**Provided data:**
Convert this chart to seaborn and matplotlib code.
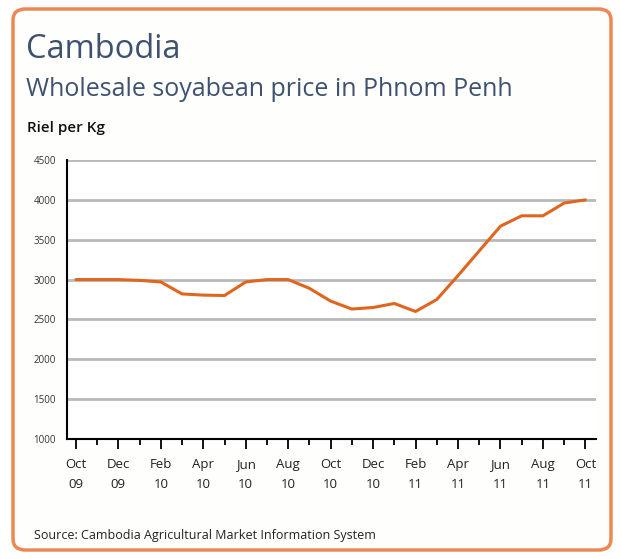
import numpy as np
import pandas as pd
import matplotlib
matplotlib.use("Agg")
import matplotlib.pyplot as plt
from matplotlib.patches import FancyBboxPatch
from matplotlib.ticker import MultipleLocator
import seaborn as sns

# Monthly wholesale price, Oct 2009 .. Oct 2011 (riel per kg)
months = ["Oct 09", "Nov 09", "Dec 09", "Jan 10", "Feb 10", "Mar 10", "Apr 10",
          "May 10", "Jun 10", "Jul 10", "Aug 10", "Sep 10", "Oct 10", "Nov 10",
          "Dec 10", "Jan 11", "Feb 11", "Mar 11", "Apr 11", "May 11", "Jun 11",
          "Jul 11", "Aug 11", "Sep 11", "Oct 11"]
price = [3000, 3000, 3000, 2990, 2970, 2820, 2805, 2800, 2970, 3000, 3000, 2890,
         2730, 2630, 2650, 2700, 2600, 2750, 3050, 3360, 3670, 3800, 3800, 3960, 4000]
tick_labels = ["Oct\n09", "Dec\n09", "Feb\n10", "Apr\n10", "Jun\n10", "Aug\n10", "Oct\n10",
               "Dec\n10", "Feb\n11", "Apr\n11", "Jun\n11", "Aug\n11", "Oct\n11"]
y_ticks = [1000, 1500, 2000, 2500, 3000, 3500, 4000, 4500]

df = pd.DataFrame({"idx": np.arange(len(months)), "month": months, "price": price})

sns.set_style("white")
plt.rcParams["font.family"] = ["Open Sans", "DejaVu Sans"]

fig = plt.figure(figsize=(6.21, 5.59), dpi=100)
fig.patch.set_facecolor("white")

# rounded orange frame, behind everything
frame = FancyBboxPatch((13 / 621, 9 / 559), 598 / 621, 541 / 559,
                       boxstyle="round,pad=0,rounding_size=0.02",
                       transform=fig.transFigure, facecolor="#fefefc",
                       edgecolor="#ea8a52", linewidth=2.5, zorder=-5)
fig.patches.append(frame)

ax = fig.add_axes([67 / 621, 120 / 559, 529 / 621, 279 / 559])
ax.set_zorder(2)
ax.set_facecolor("white")

for yv in y_ticks[1:]:
    ax.axhline(yv, color="#b9b9b9", linewidth=2.0, zorder=1)

sns.lineplot(data=df, x="idx", y="price", ax=ax, color="#e0651f", linewidth=2.2, zorder=3)

ax.set_xlim(-0.42, 24.5)
ax.set_ylim(1000, 4500)
ax.set_yticks(y_ticks)
ax.set_yticklabels([str(v) for v in y_ticks], fontsize=7, color="#333333")
ax.set_xticks(np.arange(0, 25, 2))
ax.set_xticklabels(tick_labels, fontsize=9.5, color="#222222", linespacing=1.65)
ax.xaxis.set_minor_locator(MultipleLocator(1))
ax.tick_params(axis="x", which="major", bottom=True, direction="out", length=7, width=1.3,
               color="black", pad=7)
ax.tick_params(axis="x", which="minor", bottom=True, direction="out", length=4, width=1.3,
               color="black")
ax.tick_params(axis="y", left=False, length=0, pad=8)
ax.set_xlabel("")
ax.set_ylabel("")

for side in ["top", "right"]:
    ax.spines[side].set_visible(False)
for side in ["left", "bottom"]:
    ax.spines[side].set_color("black")
    ax.spines[side].set_linewidth(1.5)

fig.text(26 / 621, 1 - 50 / 559, "Cambodia", fontsize=23.5, color="#3f5170", va="center", ha="left")
fig.text(26 / 621, 1 - 90 / 559, "Wholesale soyabean price in Phnom Penh", fontsize=18,
         color="#3f5170", va="center", ha="left")
fig.text(27 / 621, 1 - 128 / 559, "Riel per Kg", fontsize=11, color="#111111",
         fontweight="semibold", va="center", ha="left")
fig.text(34 / 621, 1 - 535 / 559, "Source: Cambodia Agricultural Market Information System",
         fontsize=9, color="#222222", va="center", ha="left")

fig.savefig("out.png", dpi=100, facecolor="white")
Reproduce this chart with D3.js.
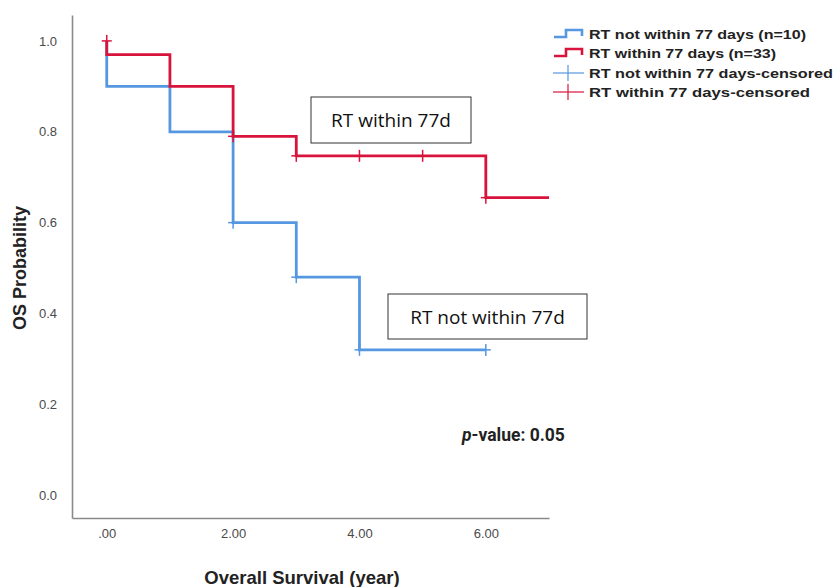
<!DOCTYPE html>
<html><head><meta charset="utf-8">
<script src="https://cdn.jsdelivr.net/npm/d3@7"></script>
<style>body{margin:0;background:#fff}svg{display:block}</style>
</head><body>
<svg id="c" width="834" height="587"></svg>
<script>
// ---- data ----
const yTicks = [0.0, 0.2, 0.4, 0.6, 0.8, 1.0];
const xTicks = [0, 2, 4, 6];
const xTickLabels = [".00", "2.00", "4.00", "6.00"];
const blueTimes = [0, 0, 1, 2, 3, 4, 6];
const blueSurv  = [1.0, 0.9, 0.8, 0.6, 0.48, 0.32, 0.32];
const redTimes  = [0, 0, 1, 2, 3, 6, 7];
const redSurv   = [1.0, 0.97, 0.90, 0.79, 0.747, 0.655, 0.655];
const blueCensTimes = [2, 3, 4, 6];
const blueCensSurv  = [0.6, 0.48, 0.32, 0.32];
const redCensTimes  = [0, 2, 3, 4, 5, 6];
const redCensSurv   = [1.0, 0.79, 0.747, 0.747, 0.747, 0.655];
const legendLabels = ["RT not within 77 days (n=10)", "RT  within 77 days (n=33)",
                      "RT not within 77 days-censored", "RT  within 77 days-censored"];
const BLUE = "#5597e0", RED = "#d8143c";

const svg = d3.select("#c");
const x = d3.scaleLinear().domain([-0.55, 7]).range([72, 549]);
const y = d3.scaleLinear().domain([-0.05, 1.057]).range([518, 15]);

// axes
const yAxis = d3.axisLeft(y).tickValues(yTicks).tickFormat(d3.format(".1f")).tickSize(0).tickPadding(15);
const gy = svg.append("g").attr("transform", "translate(72,0)").call(yAxis);
const xAxis = d3.axisBottom(x).tickValues(xTicks).tickFormat((d, i) => xTickLabels[i]).tickSize(0).tickPadding(11);
const gx = svg.append("g").attr("transform", "translate(0,518)").call(xAxis);
[gx, gy].forEach(g => {
  g.select(".domain").attr("stroke", "#8a8a8a").attr("stroke-width", 1.6);
  g.selectAll("text").attr("fill", "#4a4a4a").style("font-family", "Liberation Sans, Arial, sans-serif").style("font-size", "13px");
});

// axis titles
svg.append("text").attr("x", 302).attr("y", 584).attr("text-anchor", "middle")
  .style("font-family", "Liberation Sans, Arial, sans-serif").style("font-weight", "bold").style("font-size", "18.5px")
  .attr("fill", "#222").text("Overall Survival (year)");
svg.append("text").attr("transform", "translate(26,268) rotate(-90)").attr("text-anchor", "middle")
  .style("font-family", "Liberation Sans, Arial, sans-serif").style("font-weight", "bold").style("font-size", "18px")
  .attr("fill", "#222").text("OS Probability");

// curves
const line = d3.line().x(d => x(d[0])).y(d => y(d[1])).curve(d3.curveStepAfter);
function curve(times, surv, color) {
  svg.append("path").datum(times.map((t, i) => [t, surv[i]]))
    .attr("d", line).attr("fill", "none").attr("stroke", color).attr("stroke-width", 2.8);
}
function cens(times, surv, color) {
  const g = svg.append("g").attr("stroke", color).attr("stroke-width", 1.5);
  times.forEach((t, i) => {
    const cx = x(t), cy = y(surv[i]);
    g.append("line").attr("x1", cx).attr("x2", cx).attr("y1", cy - 6).attr("y2", cy + 6);
    g.append("line").attr("x1", cx - 5).attr("x2", cx + 5).attr("y1", cy).attr("y2", cy);
  });
}
curve(blueTimes, blueSurv, BLUE);
curve(redTimes, redSurv, RED);
cens(blueCensTimes, blueCensSurv, BLUE);
cens(redCensTimes, redCensSurv, RED);

// annotation boxes
function box(x0, y0, w, h, txt) {
  svg.append("rect").attr("x", x0).attr("y", y0).attr("width", w).attr("height", h)
    .attr("fill", "#fff").attr("stroke", "#333").attr("stroke-width", 1);
  svg.append("text").attr("x", x0 + w / 2).attr("y", y0 + h / 2 + 7).attr("text-anchor", "middle")
    .style("font-family", "Open Sans, sans-serif").style("font-size", "19px").attr("fill", "#111").text(txt);
}
box(311, 97, 160, 46, "RT within 77d");
box(388, 294, 199, 45, "RT not within 77d");

// p-value
const pt = svg.append("text").attr("x", 462).attr("y", 441)
  .style("font-family", "Roboto, sans-serif").style("font-weight", "bold").style("font-size", "17.5px").attr("fill", "#222");
pt.append("tspan").style("font-style", "italic").text("p");
pt.append("tspan").text("-value: 0.05");

// legend
const legY = [34, 53, 73, 92];
const legColors = [BLUE, RED, BLUE, RED];
legendLabels.forEach((lab, i) => {
  const yy = legY[i], c = legColors[i];
  if (i < 2) {
    svg.append("path").attr("d", `M554,${yy + 3}H566V${yy - 4}H582V${yy + 2}`)
      .attr("fill", "none").attr("stroke", c).attr("stroke-width", 2.6);
  } else {
    svg.append("line").attr("x1", 553).attr("x2", 584).attr("y1", yy).attr("y2", yy).attr("stroke", c).attr("stroke-width", 1.2);
    svg.append("line").attr("x1", 568).attr("x2", 568).attr("y1", yy - 8).attr("y2", yy + 8).attr("stroke", c).attr("stroke-width", 1.2);
  }
  const widths = [217, 187, 244, 221];
  svg.append("text").attr("x", 589).attr("y", yy + 5)
    .style("font-family", "Liberation Sans, Arial, sans-serif").style("font-weight", "bold").style("font-size", "13.5px")
    .attr("fill", "#222").attr("textLength", widths[i]).attr("lengthAdjust", "spacingAndGlyphs").text(lab);
});
</script>
</body></html>
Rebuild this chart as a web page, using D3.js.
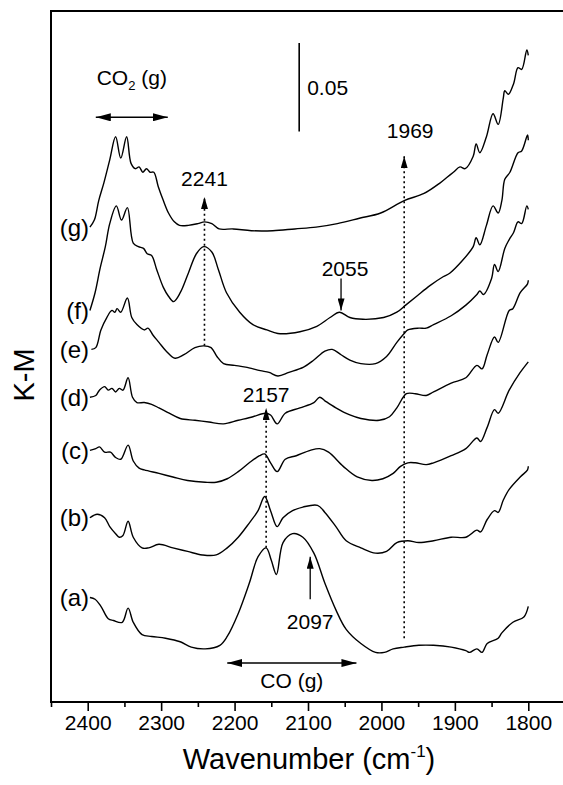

**Required task:**
In the entries above, find the line that contains "fig.patches.append(frame)", then repeat exactly every line from the first one through that line, with no pictures.

**Result of the exercise:**
Convert this chart to seaborn and matplotlib code.
import numpy as np
import pandas as pd
import matplotlib
matplotlib.use("Agg")
import matplotlib.pyplot as plt
from matplotlib.patches import FancyBboxPatch
from matplotlib.ticker import MultipleLocator
import seaborn as sns

# Monthly wholesale price, Oct 2009 .. Oct 2011 (riel per kg)
months = ["Oct 09", "Nov 09", "Dec 09", "Jan 10", "Feb 10", "Mar 10", "Apr 10",
          "May 10", "Jun 10", "Jul 10", "Aug 10", "Sep 10", "Oct 10", "Nov 10",
          "Dec 10", "Jan 11", "Feb 11", "Mar 11", "Apr 11", "May 11", "Jun 11",
          "Jul 11", "Aug 11", "Sep 11", "Oct 11"]
price = [3000, 3000, 3000, 2990, 2970, 2820, 2805, 2800, 2970, 3000, 3000, 2890,
         2730, 2630, 2650, 2700, 2600, 2750, 3050, 3360, 3670, 3800, 3800, 3960, 4000]
tick_labels = ["Oct\n09", "Dec\n09", "Feb\n10", "Apr\n10", "Jun\n10", "Aug\n10", "Oct\n10",
               "Dec\n10", "Feb\n11", "Apr\n11", "Jun\n11", "Aug\n11", "Oct\n11"]
y_ticks = [1000, 1500, 2000, 2500, 3000, 3500, 4000, 4500]

df = pd.DataFrame({"idx": np.arange(len(months)), "month": months, "price": price})

sns.set_style("white")
plt.rcParams["font.family"] = ["Open Sans", "DejaVu Sans"]

fig = plt.figure(figsize=(6.21, 5.59), dpi=100)
fig.patch.set_facecolor("white")

# rounded orange frame, behind everything
frame = FancyBboxPatch((13 / 621, 9 / 559), 598 / 621, 541 / 559,
                       boxstyle="round,pad=0,rounding_size=0.02",
                       transform=fig.transFigure, facecolor="#fefefc",
                       edgecolor="#ea8a52", linewidth=2.5, zorder=-5)
fig.patches.append(frame)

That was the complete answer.